▸ **Your goal**: Your job is to retype all of the data word for word, leaving every image out.

▸ **Collected data**:
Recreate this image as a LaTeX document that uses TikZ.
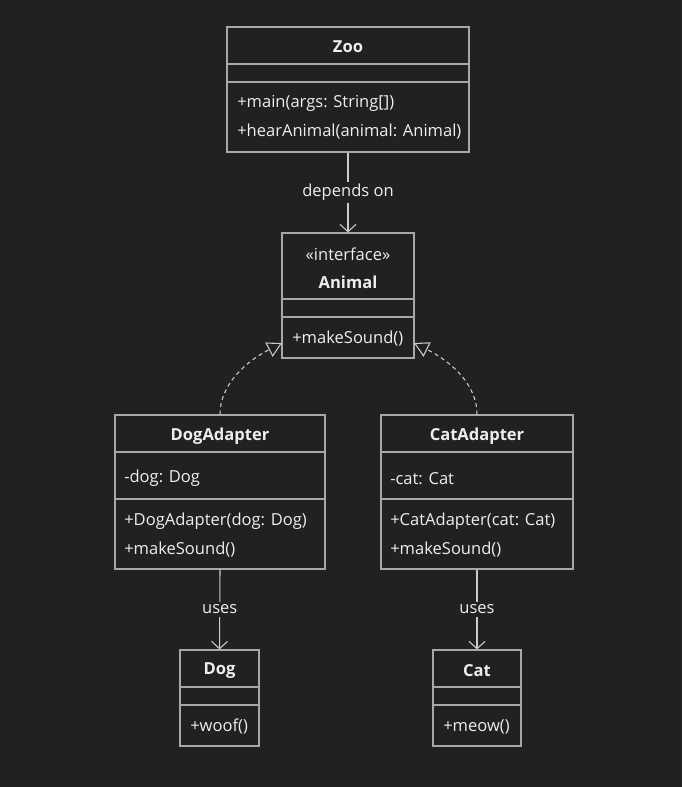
\documentclass[tikz,border=0pt]{standalone}
\usepackage{fontspec}
\setmainfont{Open Sans}
\usetikzlibrary{arrows.meta,calc}
\definecolor{bg}{HTML}{212121}
\definecolor{linegray}{HTML}{A8A8A8}
\definecolor{arrowgray}{HTML}{CCCCCC}
\definecolor{txt}{HTML}{EEEEEE}
\tikzset{
  umlbox/.style={draw=linegray, line width=0.9pt, fill=bg, inner sep=0pt},
  divider/.style={draw=linegray, line width=0.9pt},
  title/.style={text=txt, font=\fontsize{12.4}{14}\selectfont\bfseries, anchor=center, inner sep=0pt, yshift=-0.8pt},
  stereo/.style={text=txt, font=\fontsize{12.4}{14}\selectfont, anchor=center, inner sep=0pt, yshift=-0.8pt},
  member/.style={text=txt, font=\fontsize{12.4}{14}\selectfont, anchor=west, inner sep=0pt, yshift=-1.2pt},
  conn/.style={draw=arrowgray, line width=0.8pt},
  dep/.style={conn, -{Straight Barb[length=5.5pt,width=12pt,line width=0.8pt]}},
  real/.style={conn, dashed, dash pattern=on 3pt off 2.5pt, -{Triangle[open,length=11pt,width=12pt,fill=bg,line width=0.8pt]}},
  elabel/.style={fill=bg, text=txt, font=\fontsize{12.4}{14}\selectfont, inner sep=2pt},
}
\newcommand\umlbox[5]{\node[umlbox, minimum width={(#4-#2)*0.75pt}, minimum height={(#5-#3)*0.75pt}] (#1) at ({(#2+#4)/2},{(#3+#5)/2}) {};}
\begin{document}
\begin{tikzpicture}[x=0.75pt,y=-0.75pt]
\fill[bg] (0,0) rectangle (682,787);
\useasboundingbox (0,0) rectangle (682,787);

% Zoo
\umlbox{zoo}{227}{27}{469}{152}
\draw[divider] (zoo.west |- 0,64) -- (zoo.east |- 0,64);
\draw[divider] (zoo.west |- 0,82) -- (zoo.east |- 0,82);
\node[title] (zoot) at (348,46) {Zoo};
\node[member] (zoom1) at (237,102) {+main(args: String[])};
\node[member] (zoom2) at (237,130) {+hearAnimal(animal: Animal)};

% Animal
\umlbox{animal}{282}{233}{414}{358}
\draw[divider] (animal.west |- 0,299) -- (animal.east |- 0,299);
\draw[divider] (animal.west |- 0,317) -- (animal.east |- 0,317);
\node[stereo] (anist) at (348,253) {«interface»};
\node[title] (anit) at (348,281) {Animal};
\node[member] (anim1) at (292,337) {+makeSound()};

% DogAdapter
\umlbox{dogad}{115}{415}{325}{569}
\draw[divider] (dogad.west |- 0,452) -- (dogad.east |- 0,452);
\draw[divider] (dogad.west |- 0,499) -- (dogad.east |- 0,499);
\node[title] (dogadt) at (220,435) {DogAdapter};
\node[member] (dogada1) at (124,477) {-dog: Dog};
\node[member] (dogadm1) at (124,520) {+DogAdapter(dog: Dog)};
\node[member] (dogadm2) at (124,548) {+makeSound()};

% CatAdapter
\umlbox{catad}{381}{415}{573}{569}
\draw[divider] (catad.west |- 0,452) -- (catad.east |- 0,452);
\draw[divider] (catad.west |- 0,499) -- (catad.east |- 0,499);
\node[title] (catadt) at (477,435) {CatAdapter};
\node[member] (catada1) at (390,477) {-cat: Cat};
\node[member] (catadm1) at (390,520) {+CatAdapter(cat: Cat)};
\node[member] (catadm2) at (390,548) {+makeSound()};

% Dog
\umlbox{dog}{180}{650}{259}{746}
\draw[divider] (dog.west |- 0,687) -- (dog.east |- 0,687);
\draw[divider] (dog.west |- 0,705) -- (dog.east |- 0,705);
\node[title] (dogt) at (219.5,670) {Dog};
\node[member] (dogm1) at (190,725) {+woof()};

% Cat
\umlbox{cat}{433}{650}{521}{746}
\draw[divider] (cat.west |- 0,687) -- (cat.east |- 0,687);
\draw[divider] (cat.west |- 0,705) -- (cat.east |- 0,705);
\node[title] (catt) at (477,670) {Cat};
\node[member] (catm1) at (443,725) {+meow()};

% connectors
\draw[dep] (zoo.south) -- node[elabel] (l1) {depends on} (animal.north);
\coordinate (ail) at (282,343);
\coordinate (air) at (414,343);
\draw[real] (dogad.north) .. controls (220,385) and (245,362) .. (ail);
\draw[real] (catad.north) .. controls (477,385) and (452,362) .. (air);
\draw[dep] (dogad.south) -- node[elabel] (l2) {uses} (dog.north);
\draw[dep] (catad.south) -- node[elabel] (l3) {uses} (cat.north);
\end{tikzpicture}
\end{document}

▸ **Task solution**:
Recreate this image as a LaTeX document that uses TikZ.
\documentclass[tikz,border=0pt]{standalone}
\usepackage{fontspec}
\setmainfont{Open Sans}
\usetikzlibrary{arrows.meta,calc}
\definecolor{bg}{HTML}{212121}
\definecolor{linegray}{HTML}{A8A8A8}
\definecolor{arrowgray}{HTML}{CCCCCC}
\definecolor{txt}{HTML}{EEEEEE}
\tikzset{
  umlbox/.style={draw=linegray, line width=0.9pt, fill=bg, inner sep=0pt},
  divider/.style={draw=linegray, line width=0.9pt},
  title/.style={text=txt, font=\fontsize{12.4}{14}\selectfont\bfseries, anchor=center, inner sep=0pt, yshift=-0.8pt},
  stereo/.style={text=txt, font=\fontsize{12.4}{14}\selectfont, anchor=center, inner sep=0pt, yshift=-0.8pt},
  member/.style={text=txt, font=\fontsize{12.4}{14}\selectfont, anchor=west, inner sep=0pt, yshift=-1.2pt},
  conn/.style={draw=arrowgray, line width=0.8pt},
  dep/.style={conn, -{Straight Barb[length=5.5pt,width=12pt,line width=0.8pt]}},
  real/.style={conn, dashed, dash pattern=on 3pt off 2.5pt, -{Triangle[open,length=11pt,width=12pt,fill=bg,line width=0.8pt]}},
  elabel/.style={fill=bg, text=txt, font=\fontsize{12.4}{14}\selectfont, inner sep=2pt},
}
\newcommand\umlbox[5]{\node[umlbox, minimum width={(#4-#2)*0.75pt}, minimum height={(#5-#3)*0.75pt}] (#1) at ({(#2+#4)/2},{(#3+#5)/2}) {};}
\begin{document}
\begin{tikzpicture}[x=0.75pt,y=-0.75pt]
\fill[bg] (0,0) rectangle (682,787);
\useasboundingbox (0,0) rectangle (682,787);

% Zoo
\umlbox{zoo}{227}{27}{469}{152}
\draw[divider] (zoo.west |- 0,64) -- (zoo.east |- 0,64);
\draw[divider] (zoo.west |- 0,82) -- (zoo.east |- 0,82);
\node[title] (zoot) at (348,46) {Zoo};
\node[member] (zoom1) at (237,102) {+main(args: String[])};
\node[member] (zoom2) at (237,130) {+hearAnimal(animal: Animal)};

% Animal
\umlbox{animal}{282}{233}{414}{358}
\draw[divider] (animal.west |- 0,299) -- (animal.east |- 0,299);
\draw[divider] (animal.west |- 0,317) -- (animal.east |- 0,317);
\node[stereo] (anist) at (348,253) {«interface»};
\node[title] (anit) at (348,281) {Animal};
\node[member] (anim1) at (292,337) {+makeSound()};

% DogAdapter
\umlbox{dogad}{115}{415}{325}{569}
\draw[divider] (dogad.west |- 0,452) -- (dogad.east |- 0,452);
\draw[divider] (dogad.west |- 0,499) -- (dogad.east |- 0,499);
\node[title] (dogadt) at (220,435) {DogAdapter};
\node[member] (dogada1) at (124,477) {-dog: Dog};
\node[member] (dogadm1) at (124,520) {+DogAdapter(dog: Dog)};
\node[member] (dogadm2) at (124,548) {+makeSound()};

% CatAdapter
\umlbox{catad}{381}{415}{573}{569}
\draw[divider] (catad.west |- 0,452) -- (catad.east |- 0,452);
\draw[divider] (catad.west |- 0,499) -- (catad.east |- 0,499);
\node[title] (catadt) at (477,435) {CatAdapter};
\node[member] (catada1) at (390,477) {-cat: Cat};
\node[member] (catadm1) at (390,520) {+CatAdapter(cat: Cat)};
\node[member] (catadm2) at (390,548) {+makeSound()};

% Dog
\umlbox{dog}{180}{650}{259}{746}
\draw[divider] (dog.west |- 0,687) -- (dog.east |- 0,687);
\draw[divider] (dog.west |- 0,705) -- (dog.east |- 0,705);
\node[title] (dogt) at (219.5,670) {Dog};
\node[member] (dogm1) at (190,725) {+woof()};

% Cat
\umlbox{cat}{433}{650}{521}{746}
\draw[divider] (cat.west |- 0,687) -- (cat.east |- 0,687);
\draw[divider] (cat.west |- 0,705) -- (cat.east |- 0,705);
\node[title] (catt) at (477,670) {Cat};
\node[member] (catm1) at (443,725) {+meow()};

% connectors
\draw[dep] (zoo.south) -- node[elabel] (l1) {depends on} (animal.north);
\coordinate (ail) at (282,343);
\coordinate (air) at (414,343);
\draw[real] (dogad.north) .. controls (220,385) and (245,362) .. (ail);
\draw[real] (catad.north) .. controls (477,385) and (452,362) .. (air);
\draw[dep] (dogad.south) -- node[elabel] (l2) {uses} (dog.north);
\draw[dep] (catad.south) -- node[elabel] (l3) {uses} (cat.north);
\end{tikzpicture}
\end{document}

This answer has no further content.